As a representative of the Solana Foundation, you participate as a speaker at the sector’s top events across the US, Europe, and Asia: what is the message and the vision of the future you bring to the world? Decentralized networks were born with the goal of revitalizing and sustainably maintaining the original vision of the web, providing digital equality and simplifying existing value-transfer networks — is that truly the case?
I try to bring a message that is optimistic, but also grounded. I absolutely believe in the importance of open systems, permissionless innovation, and broader access. Those ideas are what drew many of us into the space in the first place. But I also think this space has matured to the point where ideals alone are not enough. The technology has to do something real for real people.
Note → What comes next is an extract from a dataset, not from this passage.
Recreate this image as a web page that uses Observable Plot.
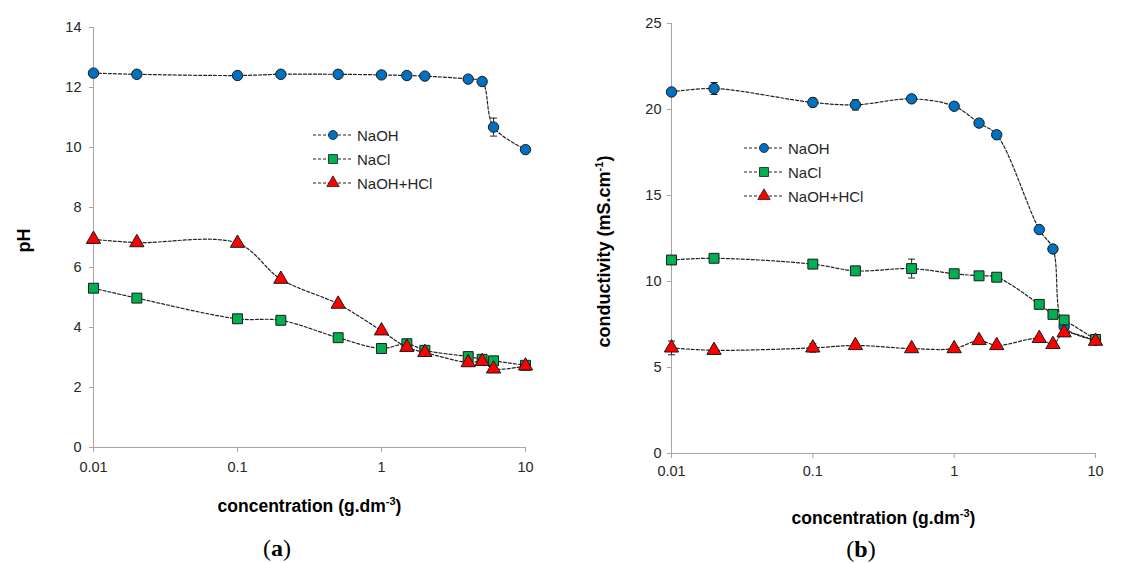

So my view is that decentralized networks matter when they create genuine utility. If they make building easier, settlement faster, coordination more open, or access more global, then they are valuable. If they are just theoretically elegant but hard to use or disconnected from real needs, then they will stay niche. I do think the original vision of the web is still worth fighting for. The internet was supposed to be open, participatory, and broadly empowering. In some ways it became that, and in other ways it became more concentrated than many people expected. Decentralized networks are one possible corrective to that, but only if they are actually useful and sustainable.
What gives me confidence is that the conversation has become much more practical. People are spending less time talking in abstractions and more time focusing on products, revenue, developers, users, and long-term viability. That is healthy. It means the industry is growing up. So the vision I usually try to communicate is this: open systems can expand who gets to build, who gets to participate, and how value moves online, but that promise has to be earned through execution. It is not enough to say something is decentralized. It has to create better outcomes.
Can you disclose a bit what’s next in your career pathway? And what is driving you in new directions?
If I look back at my career, the common thread is that I have been drawn to technologies that change the underlying rules of a system. That was true in payments, true in crypto, and it is true in the areas I am most interested in now.
What is pulling me today is a broader set of frontier technologies, especially AI, but also physical systems, robotics, and space tech. What they have in common is that they are foundational. They are not just about making an existing workflow more efficient. They have the potential to open up entirely new capabilities and behaviors.
So the next step for me is less about locking into one narrow lane today and more about being deliberate about where I can have the most impact. I am still motivated by the same things: important technology shifts, ambitious environments, and the chance to help shape a category while it is still being defined.
On a personal note, I would love find a way to reconnect with my Friulan background as well! It always holds a special place in my heart. Mandi Friûl!